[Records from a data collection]
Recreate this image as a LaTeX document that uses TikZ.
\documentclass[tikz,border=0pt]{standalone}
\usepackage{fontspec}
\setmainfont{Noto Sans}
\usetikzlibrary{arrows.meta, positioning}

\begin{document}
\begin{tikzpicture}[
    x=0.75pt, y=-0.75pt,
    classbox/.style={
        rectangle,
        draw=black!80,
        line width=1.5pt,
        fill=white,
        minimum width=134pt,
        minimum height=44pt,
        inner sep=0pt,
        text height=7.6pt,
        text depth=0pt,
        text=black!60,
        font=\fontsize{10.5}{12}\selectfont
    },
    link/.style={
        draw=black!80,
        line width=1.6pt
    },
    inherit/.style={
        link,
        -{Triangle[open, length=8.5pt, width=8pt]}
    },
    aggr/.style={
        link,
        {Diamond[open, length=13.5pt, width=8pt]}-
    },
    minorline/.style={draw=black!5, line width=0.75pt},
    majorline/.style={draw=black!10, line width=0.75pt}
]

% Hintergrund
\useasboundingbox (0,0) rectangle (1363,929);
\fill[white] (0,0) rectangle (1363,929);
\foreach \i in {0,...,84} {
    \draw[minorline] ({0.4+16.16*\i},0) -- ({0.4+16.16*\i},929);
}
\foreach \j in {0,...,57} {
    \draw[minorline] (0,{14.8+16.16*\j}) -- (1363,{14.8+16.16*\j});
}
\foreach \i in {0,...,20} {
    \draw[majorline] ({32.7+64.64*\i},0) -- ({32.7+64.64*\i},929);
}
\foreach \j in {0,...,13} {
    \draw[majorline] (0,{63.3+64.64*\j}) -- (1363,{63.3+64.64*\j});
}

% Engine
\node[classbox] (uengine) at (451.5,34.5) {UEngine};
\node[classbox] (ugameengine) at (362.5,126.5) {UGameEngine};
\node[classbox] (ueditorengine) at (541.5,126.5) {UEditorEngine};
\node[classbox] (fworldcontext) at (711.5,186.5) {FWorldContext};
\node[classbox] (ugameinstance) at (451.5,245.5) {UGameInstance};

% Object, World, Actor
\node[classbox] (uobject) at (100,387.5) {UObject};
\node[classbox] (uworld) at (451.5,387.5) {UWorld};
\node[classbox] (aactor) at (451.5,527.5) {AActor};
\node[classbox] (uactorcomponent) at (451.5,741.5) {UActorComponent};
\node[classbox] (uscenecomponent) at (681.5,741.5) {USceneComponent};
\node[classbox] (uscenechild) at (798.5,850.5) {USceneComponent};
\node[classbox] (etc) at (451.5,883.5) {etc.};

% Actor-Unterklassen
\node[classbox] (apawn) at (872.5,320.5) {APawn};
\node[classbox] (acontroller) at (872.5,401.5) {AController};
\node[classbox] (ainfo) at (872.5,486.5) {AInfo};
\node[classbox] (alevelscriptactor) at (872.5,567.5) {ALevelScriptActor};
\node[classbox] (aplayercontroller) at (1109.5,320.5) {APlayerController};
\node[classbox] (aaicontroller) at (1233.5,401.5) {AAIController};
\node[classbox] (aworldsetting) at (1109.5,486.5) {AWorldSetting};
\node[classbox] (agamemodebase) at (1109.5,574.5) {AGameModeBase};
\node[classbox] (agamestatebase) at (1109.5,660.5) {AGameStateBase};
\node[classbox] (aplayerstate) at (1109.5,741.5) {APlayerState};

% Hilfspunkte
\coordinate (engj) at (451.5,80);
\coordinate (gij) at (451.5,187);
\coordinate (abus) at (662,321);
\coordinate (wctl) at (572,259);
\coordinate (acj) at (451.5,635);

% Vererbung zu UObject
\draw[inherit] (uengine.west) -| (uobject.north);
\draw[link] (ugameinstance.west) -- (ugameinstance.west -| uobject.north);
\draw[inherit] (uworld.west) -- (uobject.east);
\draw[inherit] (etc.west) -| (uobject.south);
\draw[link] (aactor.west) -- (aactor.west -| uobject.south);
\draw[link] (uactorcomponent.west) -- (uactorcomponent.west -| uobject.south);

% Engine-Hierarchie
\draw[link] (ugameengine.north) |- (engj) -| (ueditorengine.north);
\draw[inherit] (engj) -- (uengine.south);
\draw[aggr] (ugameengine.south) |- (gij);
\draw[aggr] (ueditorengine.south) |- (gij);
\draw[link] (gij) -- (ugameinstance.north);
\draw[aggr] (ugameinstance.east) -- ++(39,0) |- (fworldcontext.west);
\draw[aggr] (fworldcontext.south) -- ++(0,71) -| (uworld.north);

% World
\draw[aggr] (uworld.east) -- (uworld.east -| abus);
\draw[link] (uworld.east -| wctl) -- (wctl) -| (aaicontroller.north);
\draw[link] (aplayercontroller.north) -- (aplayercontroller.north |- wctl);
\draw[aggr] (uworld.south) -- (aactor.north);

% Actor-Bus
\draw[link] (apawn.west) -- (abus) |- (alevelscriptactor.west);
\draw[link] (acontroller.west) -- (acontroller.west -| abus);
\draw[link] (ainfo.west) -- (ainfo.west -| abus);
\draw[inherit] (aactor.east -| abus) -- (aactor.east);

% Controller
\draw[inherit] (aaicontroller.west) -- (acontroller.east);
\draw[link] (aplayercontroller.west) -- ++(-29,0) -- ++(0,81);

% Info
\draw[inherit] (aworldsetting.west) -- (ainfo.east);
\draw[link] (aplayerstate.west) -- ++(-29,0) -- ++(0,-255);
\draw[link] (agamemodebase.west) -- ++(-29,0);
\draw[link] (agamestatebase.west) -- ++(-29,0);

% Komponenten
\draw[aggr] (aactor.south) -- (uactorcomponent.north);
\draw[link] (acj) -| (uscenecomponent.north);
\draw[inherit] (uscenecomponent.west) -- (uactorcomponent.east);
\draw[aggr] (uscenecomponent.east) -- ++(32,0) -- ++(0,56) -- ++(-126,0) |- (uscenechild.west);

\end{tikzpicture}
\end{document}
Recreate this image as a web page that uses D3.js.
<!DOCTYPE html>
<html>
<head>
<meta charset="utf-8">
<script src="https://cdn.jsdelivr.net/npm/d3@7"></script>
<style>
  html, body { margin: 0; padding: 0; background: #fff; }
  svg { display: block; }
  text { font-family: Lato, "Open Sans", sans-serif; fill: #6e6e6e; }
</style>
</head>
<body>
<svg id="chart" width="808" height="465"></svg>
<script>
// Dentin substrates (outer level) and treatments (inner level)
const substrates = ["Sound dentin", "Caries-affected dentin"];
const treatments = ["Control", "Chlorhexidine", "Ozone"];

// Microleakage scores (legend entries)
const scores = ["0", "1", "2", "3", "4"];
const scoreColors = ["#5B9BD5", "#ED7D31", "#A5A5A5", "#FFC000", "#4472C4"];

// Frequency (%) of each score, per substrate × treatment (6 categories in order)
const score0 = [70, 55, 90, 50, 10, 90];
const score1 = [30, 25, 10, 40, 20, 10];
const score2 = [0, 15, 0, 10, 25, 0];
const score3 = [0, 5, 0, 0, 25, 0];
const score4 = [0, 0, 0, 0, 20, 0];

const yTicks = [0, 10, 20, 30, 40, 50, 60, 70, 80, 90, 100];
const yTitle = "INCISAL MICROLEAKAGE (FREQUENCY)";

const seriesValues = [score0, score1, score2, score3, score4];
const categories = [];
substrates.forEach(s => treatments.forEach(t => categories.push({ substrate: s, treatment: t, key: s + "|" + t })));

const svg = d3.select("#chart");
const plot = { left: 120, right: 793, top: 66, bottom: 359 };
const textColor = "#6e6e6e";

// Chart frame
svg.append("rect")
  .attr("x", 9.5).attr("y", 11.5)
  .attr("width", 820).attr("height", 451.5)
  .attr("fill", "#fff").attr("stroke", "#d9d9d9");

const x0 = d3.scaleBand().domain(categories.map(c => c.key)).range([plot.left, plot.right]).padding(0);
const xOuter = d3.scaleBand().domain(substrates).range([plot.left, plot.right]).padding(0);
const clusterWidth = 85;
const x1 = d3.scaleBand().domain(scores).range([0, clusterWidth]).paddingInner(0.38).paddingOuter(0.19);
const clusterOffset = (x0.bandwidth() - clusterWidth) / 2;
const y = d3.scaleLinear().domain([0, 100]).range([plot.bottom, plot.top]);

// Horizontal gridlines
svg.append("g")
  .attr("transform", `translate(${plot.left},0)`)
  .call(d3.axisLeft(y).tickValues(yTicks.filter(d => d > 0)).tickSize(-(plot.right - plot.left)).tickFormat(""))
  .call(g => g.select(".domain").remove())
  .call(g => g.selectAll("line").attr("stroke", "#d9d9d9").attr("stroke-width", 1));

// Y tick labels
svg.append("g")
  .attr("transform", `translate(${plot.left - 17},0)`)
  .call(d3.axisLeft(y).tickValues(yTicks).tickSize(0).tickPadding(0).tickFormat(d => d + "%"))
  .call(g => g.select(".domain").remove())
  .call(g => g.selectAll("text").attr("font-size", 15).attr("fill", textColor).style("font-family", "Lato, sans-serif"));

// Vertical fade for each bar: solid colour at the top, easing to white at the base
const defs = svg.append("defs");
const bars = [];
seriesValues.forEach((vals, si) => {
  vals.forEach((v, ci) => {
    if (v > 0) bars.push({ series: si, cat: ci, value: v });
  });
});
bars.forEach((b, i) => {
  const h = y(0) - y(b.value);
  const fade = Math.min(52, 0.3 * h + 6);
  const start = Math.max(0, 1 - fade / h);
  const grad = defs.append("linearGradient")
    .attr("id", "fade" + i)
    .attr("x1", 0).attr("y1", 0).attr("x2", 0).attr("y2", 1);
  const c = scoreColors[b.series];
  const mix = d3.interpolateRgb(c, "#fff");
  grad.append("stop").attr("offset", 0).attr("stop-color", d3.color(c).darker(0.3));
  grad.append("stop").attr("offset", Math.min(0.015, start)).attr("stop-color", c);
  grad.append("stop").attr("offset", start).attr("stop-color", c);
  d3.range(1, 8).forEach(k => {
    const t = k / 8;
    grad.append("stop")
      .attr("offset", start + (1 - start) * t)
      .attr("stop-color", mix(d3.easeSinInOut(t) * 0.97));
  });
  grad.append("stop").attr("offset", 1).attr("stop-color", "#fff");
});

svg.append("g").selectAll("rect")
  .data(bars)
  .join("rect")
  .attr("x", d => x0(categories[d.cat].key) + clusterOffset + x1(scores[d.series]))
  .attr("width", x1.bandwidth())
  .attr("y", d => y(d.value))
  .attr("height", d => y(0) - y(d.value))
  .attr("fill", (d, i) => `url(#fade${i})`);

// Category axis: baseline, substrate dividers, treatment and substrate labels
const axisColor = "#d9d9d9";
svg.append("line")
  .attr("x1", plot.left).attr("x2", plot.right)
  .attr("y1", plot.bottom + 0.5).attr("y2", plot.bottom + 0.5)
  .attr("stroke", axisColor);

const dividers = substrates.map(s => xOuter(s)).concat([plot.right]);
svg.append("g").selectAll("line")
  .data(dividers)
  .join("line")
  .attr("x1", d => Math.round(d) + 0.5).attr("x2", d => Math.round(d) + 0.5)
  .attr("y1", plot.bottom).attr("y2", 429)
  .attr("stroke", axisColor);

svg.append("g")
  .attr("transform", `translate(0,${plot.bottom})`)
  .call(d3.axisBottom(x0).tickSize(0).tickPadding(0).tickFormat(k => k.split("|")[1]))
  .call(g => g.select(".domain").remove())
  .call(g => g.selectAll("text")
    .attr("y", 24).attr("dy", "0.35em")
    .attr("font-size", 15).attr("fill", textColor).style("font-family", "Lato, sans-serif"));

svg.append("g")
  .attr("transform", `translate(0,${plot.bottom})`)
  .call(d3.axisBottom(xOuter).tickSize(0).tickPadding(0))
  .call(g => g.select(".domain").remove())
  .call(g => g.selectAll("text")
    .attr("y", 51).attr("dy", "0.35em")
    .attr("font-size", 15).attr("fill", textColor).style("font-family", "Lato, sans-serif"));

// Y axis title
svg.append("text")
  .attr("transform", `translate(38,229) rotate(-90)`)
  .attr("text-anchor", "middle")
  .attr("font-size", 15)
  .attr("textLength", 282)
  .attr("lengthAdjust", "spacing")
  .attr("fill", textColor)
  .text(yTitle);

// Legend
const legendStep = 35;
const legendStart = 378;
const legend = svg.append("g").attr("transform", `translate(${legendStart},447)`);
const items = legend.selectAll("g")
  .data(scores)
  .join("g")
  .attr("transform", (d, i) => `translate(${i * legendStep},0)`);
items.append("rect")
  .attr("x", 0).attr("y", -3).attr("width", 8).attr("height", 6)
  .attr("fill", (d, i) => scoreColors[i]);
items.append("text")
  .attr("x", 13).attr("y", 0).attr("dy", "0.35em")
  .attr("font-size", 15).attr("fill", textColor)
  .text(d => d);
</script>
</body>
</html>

__WORK TO COMPLETE__: State the number of lines holding the word "this" in the listing. Add nothing else.

__PROBLEM SOLUTION__: 2